Abou Zakaria Ibn El Awam (12ème S), né à Séville, en Andalousie, a écrit un traité d’agriculture « Kitab El Filaha » ( le livre de l’agriculture) véritable traité d’économie rurale, traitant principalement de l’élevage : choix des reproducteurs, alimentation, hygiène, engraissement, dressage des animaux domestiques (bovins, petits ruminants, équidés, camélidés, volailles, abeilles) et des soins à leur donner en cas de maladie. Les quatre derniers chapitres de cet ouvrage sont consacrés à la médecine vétérinaire (El Baitarah) dans ses divers aspects : étude de l'extérieur, alimentation, zootechnie, pathologie et thérapeutique, où plus de cent maladies animales sont décrites. Cet ouvrage est l’un des plus connus à ce jour et le plus important par son niveau de diagnostic et de traitement médical et chirurgical des maladies ; saignées, cautérisations, sutures, ponctions, y sont décrites. La morve, la Dourine et le Charbon y sont décrits en tant que maladies contagieuses.

Abu Bar Ibn Bar, (13ème S), dans son Traité des deux arts, traitait de l'art d'élever les chevaux « Al Zartaqua » et de l'art de soigner leurs maladies « Al Baytarah ».

Ibn El Khatib (14ème S) né à Grenade, en Andalousie, très versé dans de nombreuses sciences, a écrit un traité sur « la médecine vétérinaire et l’excellence des chevaux ».

Abou Bakr, vétérinaire et écuyer du sultan Mohamed Ennasser, a écrit « El Naceri », un traité sur la médecine vétérinaire auquel de nombreux auteurs se sont référés. Dans cet ouvrage, il fait le parallèle entre la médecine de l’homme et celle des animaux et évoque les médications communes à l’homme et à l’animal. Il souligne également ce que doit être le comportement du vétérinaire et pose les règles de la déontologie vétérinaire.

 

Par ailleurs, 275 ouvrages nous ont été légués par Ibn Sina (Avicenne), dont 43 traités de médecine où la médecine vétérinaire avait toujours sa place. Les travaux d'El Jahidh et d'Et Tabari sont également riches d'enseignements.

 

Les derniers savants arabes, en médecine vétérinaire, de cette époque sont Ibn Meïmoun au Caire, Ibn Al Baytar à Damas et Essakly et Daoud Al Andulsi à Tunis.
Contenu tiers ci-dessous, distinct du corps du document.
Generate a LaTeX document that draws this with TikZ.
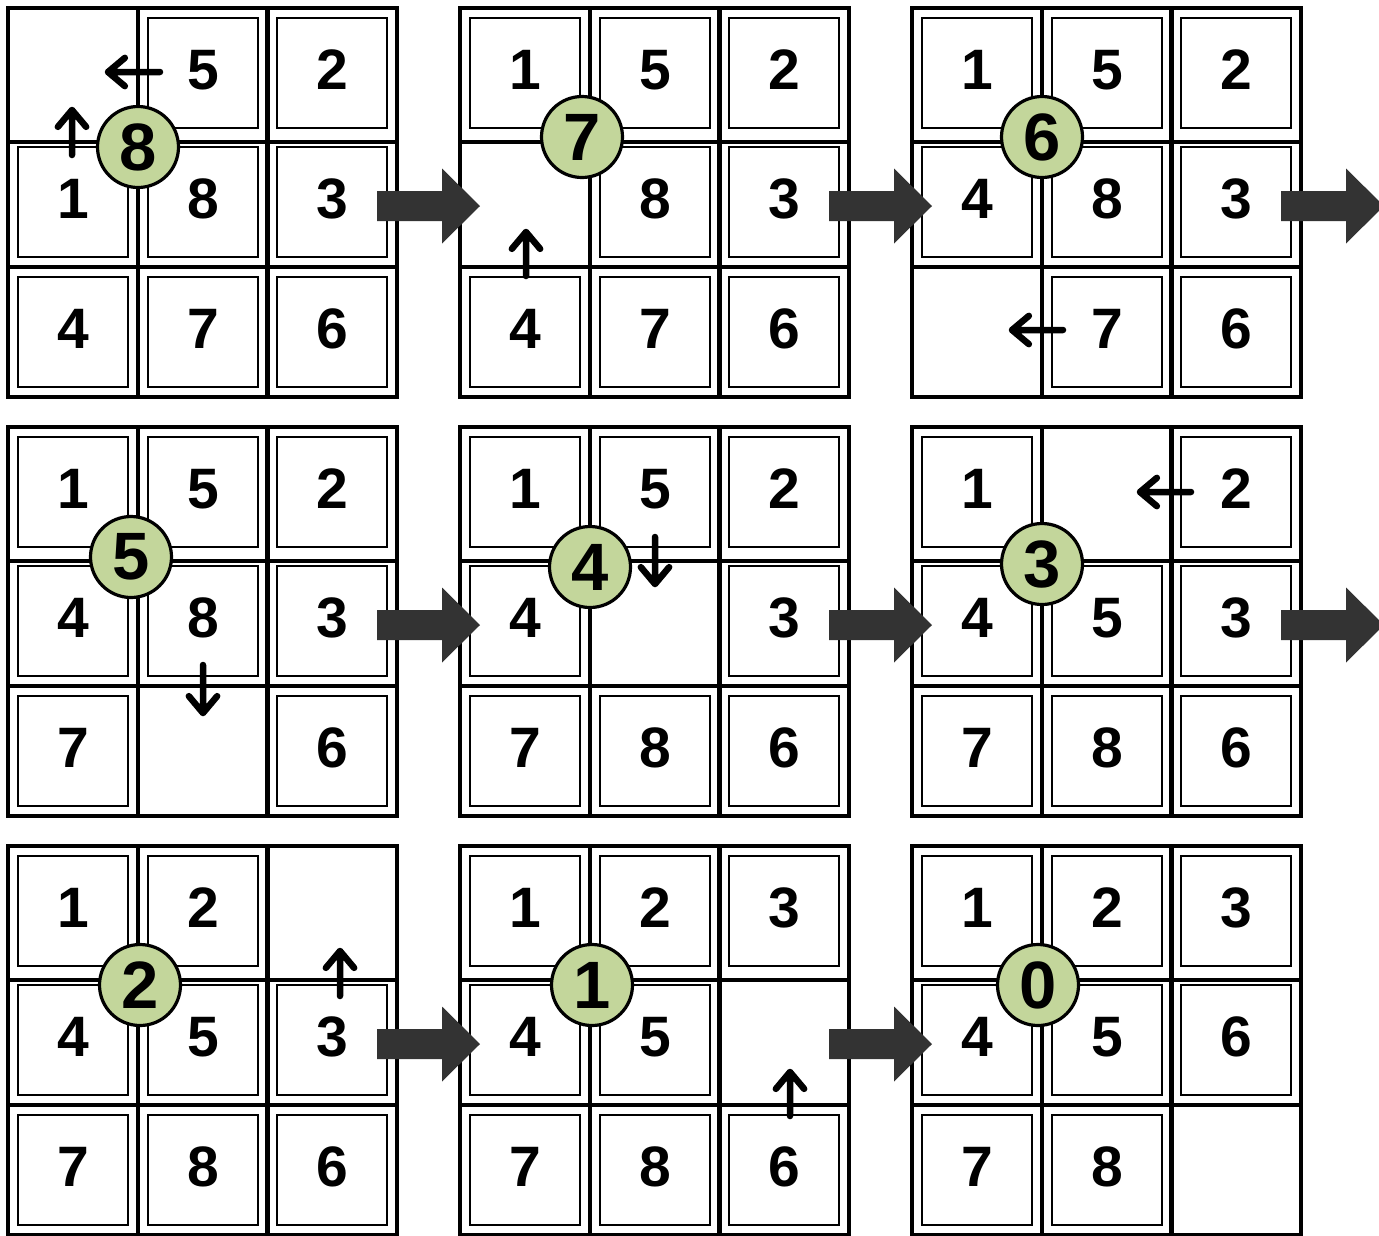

Ce dernier dans un précis de pathologie médicale, a défini la médecine vétérinaire comme étant une science ayant pour but de lutter contre tout ce qui pouvait perturber l'organisme de l'animal et a insisté sur l'importance de la prévention.

 

De très nombreux autres manuscrits dont on ignore le nom des auteurs, sont dispersés dans les bibliothèques et traitent de la médecine vétérinaire arabe et des maladies animales ».